Exercise prompt ▸ Please retype the data in full and exactly; the pictures are not part of the copy.

-- -- --

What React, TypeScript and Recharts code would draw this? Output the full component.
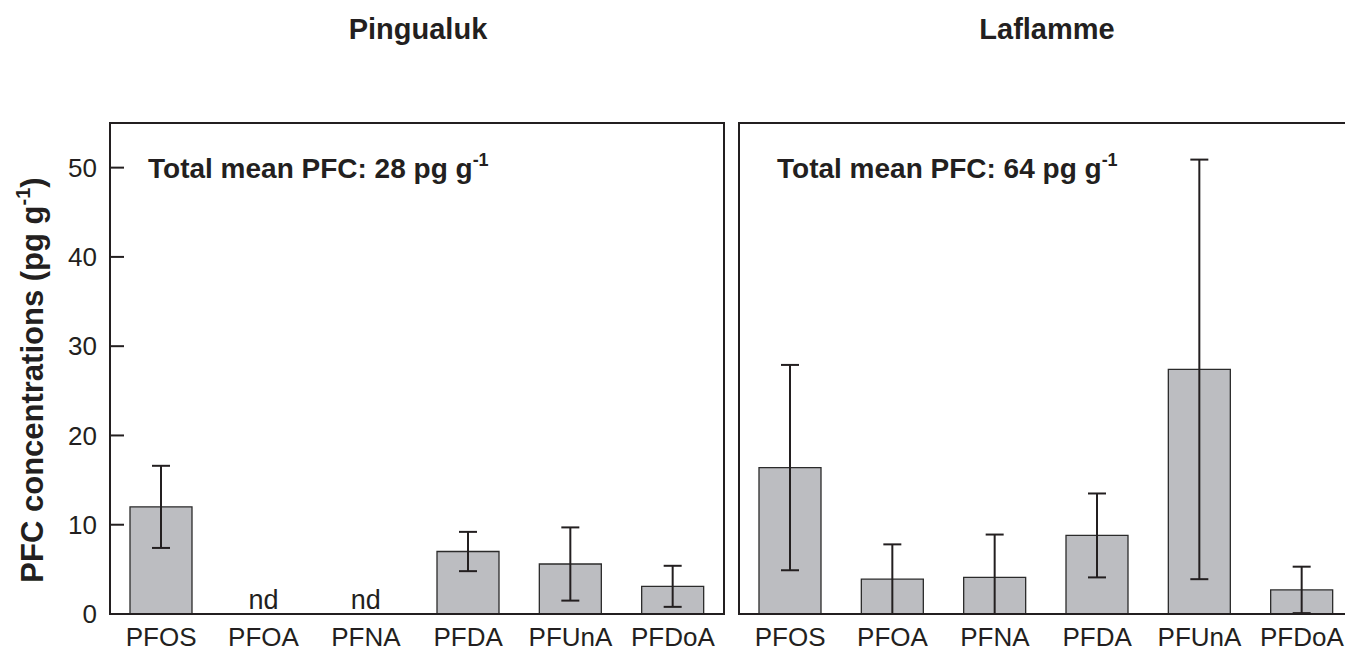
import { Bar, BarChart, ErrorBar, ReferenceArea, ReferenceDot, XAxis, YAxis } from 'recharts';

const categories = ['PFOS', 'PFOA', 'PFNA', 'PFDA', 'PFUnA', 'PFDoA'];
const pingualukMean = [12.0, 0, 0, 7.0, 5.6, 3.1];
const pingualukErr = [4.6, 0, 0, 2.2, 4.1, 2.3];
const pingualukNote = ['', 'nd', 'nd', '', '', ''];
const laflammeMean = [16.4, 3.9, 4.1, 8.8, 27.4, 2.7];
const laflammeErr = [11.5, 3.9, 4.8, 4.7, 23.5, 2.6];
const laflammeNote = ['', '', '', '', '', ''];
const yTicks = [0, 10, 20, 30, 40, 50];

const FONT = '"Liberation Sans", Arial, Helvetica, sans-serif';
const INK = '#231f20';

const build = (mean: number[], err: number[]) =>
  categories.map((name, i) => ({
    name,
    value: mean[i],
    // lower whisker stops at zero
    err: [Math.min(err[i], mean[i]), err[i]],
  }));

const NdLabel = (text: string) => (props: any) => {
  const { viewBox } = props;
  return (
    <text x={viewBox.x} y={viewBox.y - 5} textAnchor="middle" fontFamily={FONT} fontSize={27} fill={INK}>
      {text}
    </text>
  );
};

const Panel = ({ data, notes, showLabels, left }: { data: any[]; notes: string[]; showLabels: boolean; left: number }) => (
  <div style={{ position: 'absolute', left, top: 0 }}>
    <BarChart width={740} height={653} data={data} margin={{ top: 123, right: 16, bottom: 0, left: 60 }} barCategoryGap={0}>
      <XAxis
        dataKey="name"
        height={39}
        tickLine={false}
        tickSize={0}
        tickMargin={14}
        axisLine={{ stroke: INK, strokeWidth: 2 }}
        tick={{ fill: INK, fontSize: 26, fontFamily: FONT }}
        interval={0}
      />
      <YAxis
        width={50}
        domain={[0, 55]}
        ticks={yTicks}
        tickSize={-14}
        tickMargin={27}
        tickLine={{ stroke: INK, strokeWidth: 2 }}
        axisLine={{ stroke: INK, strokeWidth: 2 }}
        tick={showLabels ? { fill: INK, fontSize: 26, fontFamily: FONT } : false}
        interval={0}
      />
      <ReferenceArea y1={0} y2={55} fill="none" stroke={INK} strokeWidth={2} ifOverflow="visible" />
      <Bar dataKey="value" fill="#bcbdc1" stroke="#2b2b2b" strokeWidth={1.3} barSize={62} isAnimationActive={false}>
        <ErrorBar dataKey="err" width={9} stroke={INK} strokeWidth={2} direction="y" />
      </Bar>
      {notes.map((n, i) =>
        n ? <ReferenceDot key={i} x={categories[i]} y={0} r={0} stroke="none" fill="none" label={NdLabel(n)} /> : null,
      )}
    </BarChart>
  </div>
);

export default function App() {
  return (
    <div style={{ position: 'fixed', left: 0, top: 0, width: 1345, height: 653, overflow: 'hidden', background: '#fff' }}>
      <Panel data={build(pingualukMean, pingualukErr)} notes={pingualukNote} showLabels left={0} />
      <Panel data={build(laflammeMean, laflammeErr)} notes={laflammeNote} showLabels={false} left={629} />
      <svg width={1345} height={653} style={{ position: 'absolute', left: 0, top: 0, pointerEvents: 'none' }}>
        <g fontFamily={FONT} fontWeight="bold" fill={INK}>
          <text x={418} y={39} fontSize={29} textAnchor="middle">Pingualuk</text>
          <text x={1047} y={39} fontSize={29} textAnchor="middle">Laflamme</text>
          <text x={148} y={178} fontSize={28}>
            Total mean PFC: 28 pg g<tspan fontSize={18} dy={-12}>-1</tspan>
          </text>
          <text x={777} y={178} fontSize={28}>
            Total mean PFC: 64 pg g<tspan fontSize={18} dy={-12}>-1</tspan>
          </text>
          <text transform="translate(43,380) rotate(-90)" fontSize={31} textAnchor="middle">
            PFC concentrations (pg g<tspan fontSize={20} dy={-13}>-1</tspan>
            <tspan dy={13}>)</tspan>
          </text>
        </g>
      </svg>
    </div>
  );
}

-- -- --

Final result ▸
What React, TypeScript and Recharts code would draw this? Output the full component.
import { Bar, BarChart, ErrorBar, ReferenceArea, ReferenceDot, XAxis, YAxis } from 'recharts';

const categories = ['PFOS', 'PFOA', 'PFNA', 'PFDA', 'PFUnA', 'PFDoA'];
const pingualukMean = [12.0, 0, 0, 7.0, 5.6, 3.1];
const pingualukErr = [4.6, 0, 0, 2.2, 4.1, 2.3];
const pingualukNote = ['', 'nd', 'nd', '', '', ''];
const laflammeMean = [16.4, 3.9, 4.1, 8.8, 27.4, 2.7];
const laflammeErr = [11.5, 3.9, 4.8, 4.7, 23.5, 2.6];
const laflammeNote = ['', '', '', '', '', ''];
const yTicks = [0, 10, 20, 30, 40, 50];

const FONT = '"Liberation Sans", Arial, Helvetica, sans-serif';
const INK = '#231f20';

const build = (mean: number[], err: number[]) =>
  categories.map((name, i) => ({
    name,
    value: mean[i],
    // lower whisker stops at zero
    err: [Math.min(err[i], mean[i]), err[i]],
  }));

const NdLabel = (text: string) => (props: any) => {
  const { viewBox } = props;
  return (
    <text x={viewBox.x} y={viewBox.y - 5} textAnchor="middle" fontFamily={FONT} fontSize={27} fill={INK}>
      {text}
    </text>
  );
};

const Panel = ({ data, notes, showLabels, left }: { data: any[]; notes: string[]; showLabels: boolean; left: number }) => (
  <div style={{ position: 'absolute', left, top: 0 }}>
    <BarChart width={740} height={653} data={data} margin={{ top: 123, right: 16, bottom: 0, left: 60 }} barCategoryGap={0}>
      <XAxis
        dataKey="name"
        height={39}
        tickLine={false}
        tickSize={0}
        tickMargin={14}
        axisLine={{ stroke: INK, strokeWidth: 2 }}
        tick={{ fill: INK, fontSize: 26, fontFamily: FONT }}
        interval={0}
      />
      <YAxis
        width={50}
        domain={[0, 55]}
        ticks={yTicks}
        tickSize={-14}
        tickMargin={27}
        tickLine={{ stroke: INK, strokeWidth: 2 }}
        axisLine={{ stroke: INK, strokeWidth: 2 }}
        tick={showLabels ? { fill: INK, fontSize: 26, fontFamily: FONT } : false}
        interval={0}
      />
      <ReferenceArea y1={0} y2={55} fill="none" stroke={INK} strokeWidth={2} ifOverflow="visible" />
      <Bar dataKey="value" fill="#bcbdc1" stroke="#2b2b2b" strokeWidth={1.3} barSize={62} isAnimationActive={false}>
        <ErrorBar dataKey="err" width={9} stroke={INK} strokeWidth={2} direction="y" />
      </Bar>
      {notes.map((n, i) =>
        n ? <ReferenceDot key={i} x={categories[i]} y={0} r={0} stroke="none" fill="none" label={NdLabel(n)} /> : null,
      )}
    </BarChart>
  </div>
);

export default function App() {
  return (
    <div style={{ position: 'fixed', left: 0, top: 0, width: 1345, height: 653, overflow: 'hidden', background: '#fff' }}>
      <Panel data={build(pingualukMean, pingualukErr)} notes={pingualukNote} showLabels left={0} />
      <Panel data={build(laflammeMean, laflammeErr)} notes={laflammeNote} showLabels={false} left={629} />
      <svg width={1345} height={653} style={{ position: 'absolute', left: 0, top: 0, pointerEvents: 'none' }}>
        <g fontFamily={FONT} fontWeight="bold" fill={INK}>
          <text x={418} y={39} fontSize={29} textAnchor="middle">Pingualuk</text>
          <text x={1047} y={39} fontSize={29} textAnchor="middle">Laflamme</text>
          <text x={148} y={178} fontSize={28}>
            Total mean PFC: 28 pg g<tspan fontSize={18} dy={-12}>-1</tspan>
          </text>
          <text x={777} y={178} fontSize={28}>
            Total mean PFC: 64 pg g<tspan fontSize={18} dy={-12}>-1</tspan>
          </text>
          <text transform="translate(43,380) rotate(-90)" fontSize={31} textAnchor="middle">
            PFC concentrations (pg g<tspan fontSize={20} dy={-13}>-1</tspan>
            <tspan dy={13}>)</tspan>
          </text>
        </g>
      </svg>
    </div>
  );
}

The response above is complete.